Updated at 3:35 p.m. July 2, 2015
Los Angeles Kings defenseman Slava Voynov pleaded no contest Thursday to a misdemeanor charge of corporal injury to a spouse stemming from an October fight with his wife that led to his suspension by the National Hockey League.
Superior Court Judge Eric C. Taylor sentenced Voynov to 90 days in jail, a yearlong domestic violence course, eight hours of community service and three years of probation.
In a statement, the Los Angeles Kings said, “We believe the legal system has effectively resolved this matter and the punishment is fair and just. Any act of domestic violence is unacceptable.
“As an organization, the prevention of domestic violence and the education of our players and employees is of paramount importance. We will continue to actively develop and implement a strategy to deliver this message. We remain steadfast in our support of the National Hockey League as they now begin their own investigative process. Until that is complete we will withhold further comment.”
Voynov was charged in November with a felony count of corporal injury to a spouse with an allegation of great bodily injury.

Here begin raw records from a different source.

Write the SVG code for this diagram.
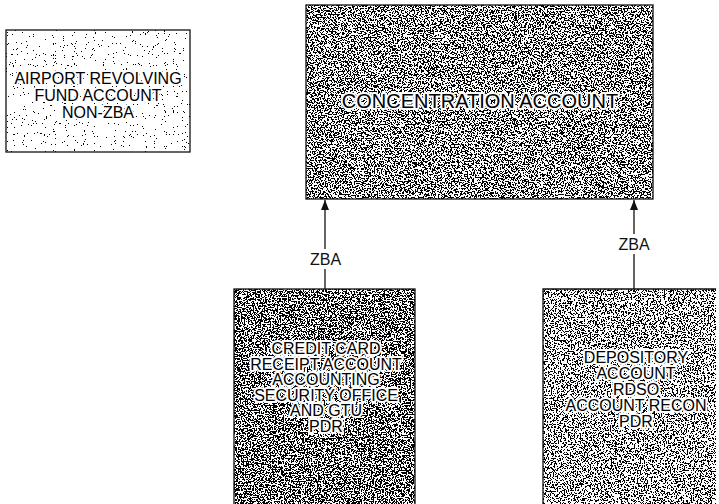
<svg xmlns="http://www.w3.org/2000/svg" width="719" height="504" viewBox="0 0 719 504">
<style>
  .frame { fill: none; stroke: #111; stroke-width: 1.3; }
  .lbl { font-family: "Liberation Sans", Arial, sans-serif; font-size: 16px; fill: #000; text-anchor: middle; stroke: #fff; stroke-width: 4; paint-order: stroke; stroke-linejoin: round; }
  .big { font-size: 20px; }
  .zba { font-family: "Liberation Sans", Arial, sans-serif; font-size: 16px; fill: #111; text-anchor: middle; }
  .conn { stroke: #111; stroke-width: 1.3; fill: none; }
</style>
<defs>
  <filter id="texLight" x="0" y="0" width="1" height="1" color-interpolation-filters="sRGB">
    <feTurbulence type="fractalNoise" baseFrequency="0.9" numOctaves="2" seed="4" result="n"/>
    <feColorMatrix in="n" type="matrix" values="0 0 0 0 0  0 0 0 0 0  0 0 0 0 0  3 0 0 0 -1.65" result="a"/>
    <feComponentTransfer in="a" result="d"><feFuncA type="discrete" tableValues="0 1"/></feComponentTransfer>
    <feComposite in="d" in2="SourceGraphic" operator="over"/>
  </filter>
  <filter id="texMid" x="0" y="0" width="1" height="1" color-interpolation-filters="sRGB">
    <feTurbulence type="fractalNoise" baseFrequency="0.7" numOctaves="2" seed="7" result="n"/>
    <feColorMatrix in="n" type="matrix" values="0 0 0 0 0  0 0 0 0 0  0 0 0 0 0  3 0 0 0 -1.06" result="a"/>
    <feComponentTransfer in="a" result="d"><feFuncA type="discrete" tableValues="0 1"/></feComponentTransfer>
    <feComposite in="d" in2="SourceGraphic" operator="over"/>
  </filter>
  <filter id="texDark" x="0" y="0" width="1" height="1" color-interpolation-filters="sRGB">
    <feTurbulence type="fractalNoise" baseFrequency="0.7" numOctaves="2" seed="11" result="n"/>
    <feColorMatrix in="n" type="matrix" values="0 0 0 0 0  0 0 0 0 0  0 0 0 0 0  3 0 0 0 -1.0" result="a"/>
    <feComponentTransfer in="a" result="d"><feFuncA type="discrete" tableValues="0 1"/></feComponentTransfer>
    <feComposite in="d" in2="SourceGraphic" operator="over"/>
  </filter>
  <filter id="texDep" x="0" y="0" width="1" height="1" color-interpolation-filters="sRGB">
    <feTurbulence type="fractalNoise" baseFrequency="0.7" numOctaves="2" seed="19" result="n"/>
    <feColorMatrix in="n" type="matrix" values="0 0 0 0 0  0 0 0 0 0  0 0 0 0 0  3 0 0 0 -1.12" result="a"/>
    <feComponentTransfer in="a" result="d"><feFuncA type="discrete" tableValues="0 1"/></feComponentTransfer>
    <feComposite in="d" in2="SourceGraphic" operator="over"/>
  </filter>
  <marker id="arr" viewBox="0 0 10 10" refX="10" refY="5" markerWidth="10" markerHeight="10" markerUnits="userSpaceOnUse" orient="auto">
    <path d="M0,1 L10,5 L0,9 Z" fill="#111"/>
  </marker>
</defs>

<g id="airport">
  <rect x="6" y="30" width="184" height="122" fill="#fff" filter="url(#texLight)"/>
  <rect class="frame" x="6" y="30" width="184" height="122"/>
  <text class="lbl" x="98" y="83.5">AIRPORT REVOLVING</text>
  <text class="lbl" x="98" y="100.5">FUND ACCOUNT</text>
  <text class="lbl" x="98" y="117.5">NON-ZBA</text>
</g>

<g id="concentration">
  <rect x="306" y="5" width="347" height="194" fill="#fff" filter="url(#texMid)"/>
  <rect class="frame" x="306" y="5" width="347" height="194"/>
  <text class="lbl big" x="480" y="108">CONCENTRATION ACCOUNT</text>
</g>

<g id="creditcard">
  <rect x="234" y="289" width="181" height="220" fill="#fff" filter="url(#texDark)"/>
  <rect class="frame" x="234" y="289" width="181" height="220"/>
  <text class="lbl" x="326" y="354">CREDIT CARD</text>
  <text class="lbl" x="326" y="369.5">RECEIPT ACCOUNT</text>
  <text class="lbl" x="326" y="385">ACCOUNTING</text>
  <text class="lbl" x="326" y="400.5">SECURITY OFFICE</text>
  <text class="lbl" x="326" y="416">AND GTU</text>
  <text class="lbl" x="326" y="431.5">PDR</text>
</g>

<g id="depository">
  <rect x="543" y="289" width="173" height="220" fill="#fff" filter="url(#texDep)"/>
  <path class="frame" d="M543,509 L543,289 L716,289"/>
  <text class="lbl" x="636" y="363">DEPOSITORY</text>
  <text class="lbl" x="636" y="379">ACCOUNT</text>
  <text class="lbl" x="636" y="395">RDSO</text>
  <text class="lbl" x="636" y="411">ACCOUNT RECON</text>
  <text class="lbl" x="636" y="427">PDR</text>
</g>

<g id="connectors">
  <path class="conn" d="M325,289 L325,269"/>
  <path class="conn" d="M325,249 L325,200" marker-end="url(#arr)"/>
  <text class="zba" x="325.5" y="265">ZBA</text>
  <path class="conn" d="M634,289 L634,254"/>
  <path class="conn" d="M634,234 L634,200" marker-end="url(#arr)"/>
  <text class="zba" x="634" y="250">ZBA</text>
</g>
</svg>
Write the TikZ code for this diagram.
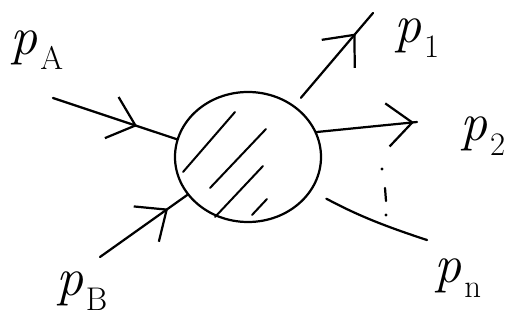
\documentclass[tikz,border=0pt]{standalone}
\usepackage{amsmath}
\usetikzlibrary{arrows.meta,decorations.markings,shapes.geometric,positioning}
\newcommand{\mom}[1]{\textit{p}\kern2pt\raisebox{-0.28em}{\fontsize{28}{30}\selectfont #1}}
\tikzset{
  leg/.style={line width=1.9pt, line cap=round},
  midarrow/.style={postaction={decorate},
    decoration={markings, mark=at position #1 with {\arrow{Straight Barb[length=7.5mm,width=13mm,line width=1.9pt]}}}},
  hatch/.style={line width=1.7pt, line cap=round},
  plabel/.style={font=\fontsize{46}{50}\selectfont, inner sep=0pt}
}
\begin{document}
\begin{tikzpicture}[x=0.03cm, y=-0.03cm]
  \useasboundingbox (0,0) rectangle (511,321);
  % the blob
  \node[ellipse, draw, line width=1.9pt, minimum width=4.38cm, minimum height=3.9cm, inner sep=0pt] (blob) at (248,157) {};
  \draw[hatch] (183,172) -- (235,112);
  \draw[hatch] (210,188) -- (266,129);
  \draw[hatch] (215,217) -- (263,166);
  \draw[hatch] (252,215) -- (267,199);
  % labels
  \node[plabel] (pA) at (37,50) {\mom{A}};
  \node[plabel] (pB) at (82,291) {\mom{B}};
  \node[plabel] (p1) at (417,38) {\mom{1}};
  \node[plabel] (p2) at (483,136) {\mom{2}};
  \node[plabel] (pn) at (458,278) {\mom{n}};
  % legs
  \coordinate (a0) at (53,98);
  \coordinate (b0) at (100,257);
  \coordinate (e1) at (373,13);
  \coordinate (e2) at (417,122);
  \coordinate (en) at (427,240);
  \draw[leg, midarrow=0.68] (a0) -- (blob.166);
  \draw[leg, midarrow=0.78] (b0) -- (blob.212);
  \draw[leg, midarrow=0.78, shorten <=3mm] (blob.48) -- (e1);
  \draw[leg, midarrow=0.97] (blob.20) -- (e2);
  \draw[leg, shorten >=5mm] (en) to[bend left=5] (blob.-28);
  % dots
  \fill (382,169) circle (1.3pt);
  \draw[leg] (385,188) -- (386,201);
  \fill (386,215) circle (1.3pt);
\end{tikzpicture}
\end{document}
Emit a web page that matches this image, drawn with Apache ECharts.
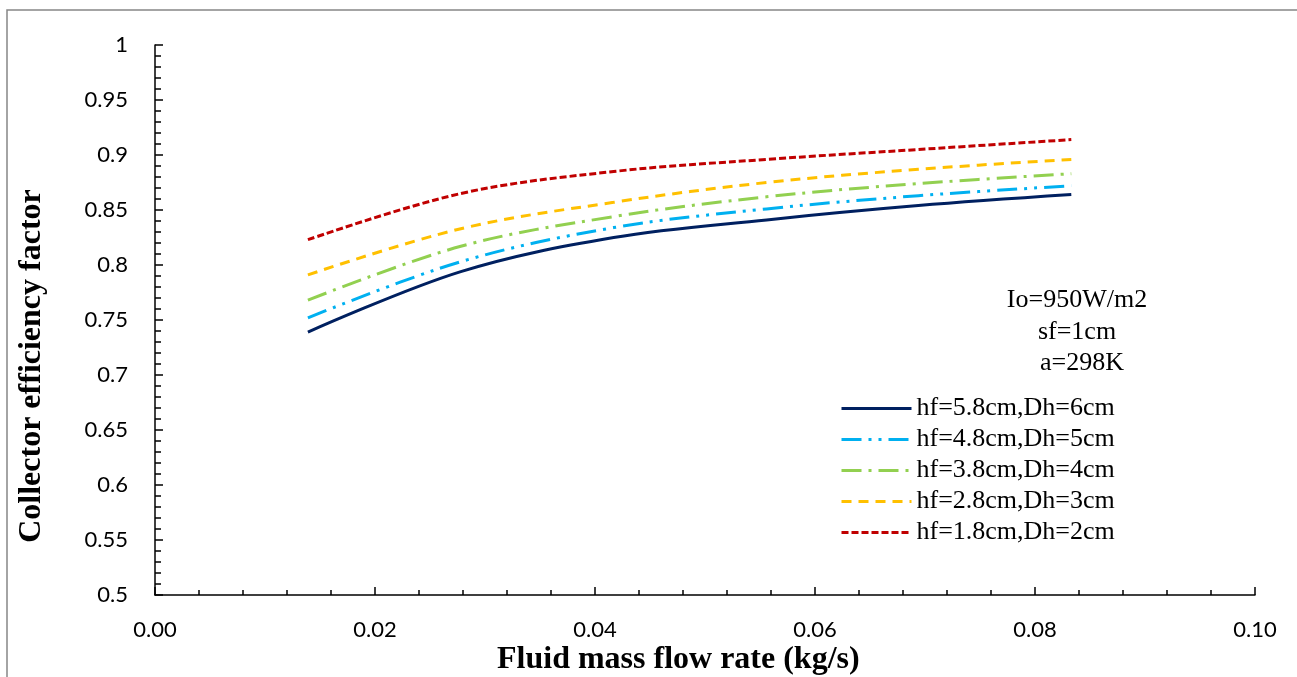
<!DOCTYPE html>
<html>
<head>
<meta charset="utf-8">
<script src="https://cdn.jsdelivr.net/npm/echarts@6/dist/echarts.min.js"></script>
<style>html,body{margin:0;padding:0;background:#fff;}#c{width:1297px;height:677px;}</style>
</head>
<body>
<div id="c"></div>
<script>
// Fluid mass flow rate (kg/s)
const flowRate = [0.0139, 0.0278, 0.0417, 0.0556, 0.0694, 0.0833];
const seriesNames = ['hf=5.8cm,Dh=6cm', 'hf=4.8cm,Dh=5cm', 'hf=3.8cm,Dh=4cm', 'hf=2.8cm,Dh=3cm', 'hf=1.8cm,Dh=2cm'];
const eff58 = [0.739, 0.794, 0.825, 0.841, 0.854, 0.864];
const eff48 = [0.752, 0.803, 0.834, 0.851, 0.863, 0.872];
const eff38 = [0.768, 0.817, 0.844, 0.862, 0.874, 0.883];
const eff28 = [0.791, 0.833, 0.857, 0.875, 0.887, 0.896];
const eff18 = [0.823, 0.865, 0.885, 0.896, 0.905, 0.914];
const xTickLabels = ['0.00', '0.02', '0.04', '0.06', '0.08', '0.10'];
const yTickLabels = ['0.5', '0.55', '0.6', '0.65', '0.7', '0.75', '0.8', '0.85', '0.9', '0.95', '1'];
const annotation = ['Io=950W/m2', 'sf=1cm', 'a=298K'];

const colors = ['#002060', '#00B0F0', '#92D050', '#FFC000', '#C00000'];
const dashes = ['solid', [20, 7, 3, 7, 3, 7], [20, 7, 3, 7], [10, 7], [7, 3]];
const allData = [eff58, eff48, eff38, eff28, eff18];

const chart = echarts.init(document.getElementById('c'));
const serif = '"Liberation Serif", "Times New Roman", serif';
const sans = 'Lato, "Open Sans", sans-serif';

chart.setOption({
  animation: false,
  backgroundColor: '#fff',
  grid: { left: 155, right: 42, top: 45, bottom: 82, containLabel: false },
  legend: {
    orient: 'vertical', left: 840, top: 393, padding: 0, itemGap: 0,
    itemWidth: 70, itemHeight: 10,
    data: seriesNames,
    itemStyle: { opacity: 0 },
    lineStyle: { width: 3 },
    textStyle: { fontFamily: serif, fontSize: 26, color: '#000', lineHeight: 31 }
  },
  xAxis: {
    type: 'value', min: 0, max: 0.1, interval: 0.02,
    axisLine: { lineStyle: { color: '#000', width: 1.5 } },
    axisTick: { inside: true, length: 8, lineStyle: { color: '#000', width: 1.5 } },
    minorTick: { show: true, splitNumber: 5, length: 5, lineStyle: { color: '#000', width: 1.5 } },
    splitLine: { show: false },
    axisLabel: {
      margin: 24, fontFamily: sans, fontSize: 22, color: '#000',
      formatter: v => xTickLabels[Math.round(v / 0.02)]
    }
  },
  yAxis: {
    type: 'value', min: 0.5, max: 1, interval: 0.05,
    axisLine: { show: true, lineStyle: { color: '#000', width: 1.5 } },
    axisTick: { show: true, inside: true, length: 8, lineStyle: { color: '#000', width: 1.5 } },
    minorTick: { show: true, splitNumber: 5, length: 6, lineStyle: { color: '#000', width: 1.5 } },
    splitLine: { show: false },
    axisLabel: {
      margin: 27, fontFamily: sans, fontSize: 22, color: '#000',
      formatter: v => yTickLabels[Math.round((v - 0.5) / 0.05)]
    }
  },
  series: seriesNames.map((n, i) => ({
    name: n, type: 'line', symbol: 'none', smooth: 0.35,
    data: flowRate.map((x, j) => [x, allData[i][j]]),
    lineStyle: { color: colors[i], width: 3, type: dashes[i] },
    itemStyle: { color: colors[i] }
  })),
  graphic: [
    { type: 'rect', silent: true, shape: { x: 7, y: 10, width: 1400, height: 800 }, style: { fill: 'none', stroke: '#868686', lineWidth: 1.5 } },
    { type: 'text', x: 1077, y: 300, style: { text: annotation[0], font: '26px ' + serif, fill: '#000', align: 'center', verticalAlign: 'middle' } },
    { type: 'text', x: 1077, y: 332, style: { text: annotation[1], font: '26px ' + serif, fill: '#000', align: 'center', verticalAlign: 'middle' } },
    { type: 'text', x: 1082, y: 363, style: { text: annotation[2], font: '26px ' + serif, fill: '#000', align: 'center', verticalAlign: 'middle' } },
    { type: 'text', x: 497, y: 660, style: { text: 'Fluid mass flow rate (kg/s)', font: 'bold 32px ' + serif, fill: '#000', align: 'left', verticalAlign: 'middle' } },
    { type: 'text', x: 32, y: 366, rotation: Math.PI / 2, style: { text: 'Collector efficiency factor', font: 'bold 32px ' + serif, fill: '#000', align: 'center', verticalAlign: 'middle' } }
  ]
});
</script>
</body>
</html>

Prosecutors amended the criminal complaint to add the misdemeanor charge, and the felony count and great bodily injury allegation were dismissed as a result of his plea.
The 25-year-old hockey player, who is from Russia, was suspended indefinitely by the NHL after his Oct. 20 arrrest by Redondo Beach police.
Voynov and his wife listened through Russian interpreters during the hearing, with Voynov agreeing to give up his right to a jury trial.
He had been set to go to trial next week in a Torrance courtroom.
“I think this is a fair resolution for my client,” one of Voynov’s attorneys, Pamela Mackey, told the judge.
Outside court, Deputy District Attorney Frank Dunnick told reporters he also believed it was a “fair disposition.”
Voynov walked into the Torrance courtroom and out of the courthouse hand-in-hand with his wife, Marta Varlamova.
At a hearing last December in which Voynov was ordered to stand trial, Redondo Beach police Officer Gregory Wiist testified that Varlamova told him that she had been involved in an altercation with her husband.
Wiist — who said he spoke to Voynov’s wife at Providence Little Company of Mary Medical Center in Torrance where she was being treated for a laceration above her left eye — testified that the woman told him that she and her husband began arguing while attending a Halloween party the night of Oct. 19, and that Voynov punched her in the face when they went outside.
The officer testified that Varlamova said the argument continued when the couple got back to their Redondo Beach home, and that Voynov threw her to the ground multiple times, repeatedly kicked her and choked her three times.
She also said her husband pushed her into a flat-screen television on the wall, and her face struck the corner of it, Wiist testified.
The injury to Varlamova’s eye required eight stitches, Wiist testified.
The police officer acknowledged he did not seek his department’s help in trying to get a Russian interpreter for Varlamova, and testified that he was not aware of Varlamova’s subsequent account that what had happened was an accident.
Varlamova’s attorney, Michael J. Walsh, told the judge at a hearing in May that she did not want to testify in the case. But she agreed to undergo domestic violence counseling at the judge’s behest before making a final decision on testifying.
“I’d encourage her to continue counseling, but that is on her own,” the judge said after Voynov was sentenced.
The judge said Voynov has to surrender by July 14 to serve the jail term in a Los Angeles County jail facility or “any other local jail facility” in Southern California, and gave him credit for one day already spent behind bars.
If he violates the terms of his probation, he could be ordered to serve what is left of the maximum 364-day jail sentence, the prosecutor told Voynov during the hearing.
He set a progress report hearing Oct. 5, but Voynov is not expected to be required to appear in court then.